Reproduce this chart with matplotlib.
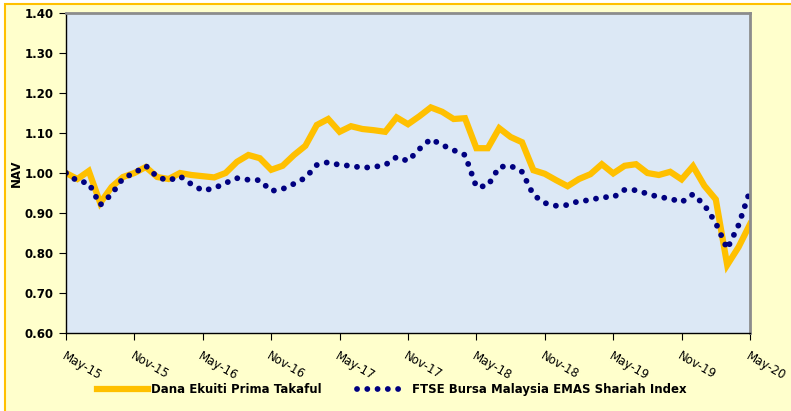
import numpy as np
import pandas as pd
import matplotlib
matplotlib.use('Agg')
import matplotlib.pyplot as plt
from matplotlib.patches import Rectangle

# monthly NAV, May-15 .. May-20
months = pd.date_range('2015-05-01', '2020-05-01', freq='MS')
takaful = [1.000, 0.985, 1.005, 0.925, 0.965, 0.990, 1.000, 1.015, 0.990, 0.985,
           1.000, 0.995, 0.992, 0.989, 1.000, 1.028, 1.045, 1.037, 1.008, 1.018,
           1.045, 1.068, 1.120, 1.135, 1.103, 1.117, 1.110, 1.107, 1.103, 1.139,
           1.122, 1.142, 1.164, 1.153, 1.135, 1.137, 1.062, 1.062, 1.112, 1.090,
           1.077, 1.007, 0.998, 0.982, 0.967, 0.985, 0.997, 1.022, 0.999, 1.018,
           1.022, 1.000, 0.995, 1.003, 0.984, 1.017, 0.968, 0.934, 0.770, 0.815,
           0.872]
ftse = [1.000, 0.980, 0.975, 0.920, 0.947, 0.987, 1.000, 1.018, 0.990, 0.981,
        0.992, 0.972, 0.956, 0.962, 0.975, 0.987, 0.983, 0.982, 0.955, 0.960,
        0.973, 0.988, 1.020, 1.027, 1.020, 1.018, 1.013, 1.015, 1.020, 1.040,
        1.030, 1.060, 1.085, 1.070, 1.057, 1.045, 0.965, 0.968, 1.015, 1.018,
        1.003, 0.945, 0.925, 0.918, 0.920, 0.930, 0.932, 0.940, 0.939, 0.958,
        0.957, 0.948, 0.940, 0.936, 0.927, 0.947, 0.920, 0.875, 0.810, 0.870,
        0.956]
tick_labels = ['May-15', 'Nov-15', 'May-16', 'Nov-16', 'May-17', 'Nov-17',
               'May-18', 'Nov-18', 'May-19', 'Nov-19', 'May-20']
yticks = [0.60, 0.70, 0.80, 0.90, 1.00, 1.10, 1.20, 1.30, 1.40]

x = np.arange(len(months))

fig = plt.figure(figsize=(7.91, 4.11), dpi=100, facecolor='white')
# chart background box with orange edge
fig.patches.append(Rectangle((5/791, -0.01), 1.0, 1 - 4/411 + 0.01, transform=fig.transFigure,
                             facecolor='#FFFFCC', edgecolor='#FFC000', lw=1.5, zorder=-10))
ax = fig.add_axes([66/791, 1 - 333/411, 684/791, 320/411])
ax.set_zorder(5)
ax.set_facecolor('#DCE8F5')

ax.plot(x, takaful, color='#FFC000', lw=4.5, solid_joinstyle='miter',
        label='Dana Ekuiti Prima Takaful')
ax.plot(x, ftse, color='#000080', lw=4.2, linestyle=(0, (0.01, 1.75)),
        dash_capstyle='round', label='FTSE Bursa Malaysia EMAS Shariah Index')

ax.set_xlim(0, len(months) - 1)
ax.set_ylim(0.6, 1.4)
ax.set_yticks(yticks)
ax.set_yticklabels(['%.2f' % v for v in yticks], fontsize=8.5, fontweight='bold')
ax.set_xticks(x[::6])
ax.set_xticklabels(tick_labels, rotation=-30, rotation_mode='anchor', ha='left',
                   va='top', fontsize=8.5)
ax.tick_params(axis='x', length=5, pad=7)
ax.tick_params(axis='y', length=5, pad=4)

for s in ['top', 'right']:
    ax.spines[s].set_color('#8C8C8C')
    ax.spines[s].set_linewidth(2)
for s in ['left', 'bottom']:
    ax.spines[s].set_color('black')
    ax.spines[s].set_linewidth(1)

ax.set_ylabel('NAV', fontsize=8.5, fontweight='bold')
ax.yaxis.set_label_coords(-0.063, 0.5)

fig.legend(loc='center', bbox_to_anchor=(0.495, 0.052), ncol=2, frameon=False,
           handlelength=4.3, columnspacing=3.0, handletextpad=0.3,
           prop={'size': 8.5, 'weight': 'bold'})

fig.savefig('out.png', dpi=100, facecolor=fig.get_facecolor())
=====
Copy out the lines that hold "with".

Reproduce this chart with matplotlib.
# chart background box with orange edge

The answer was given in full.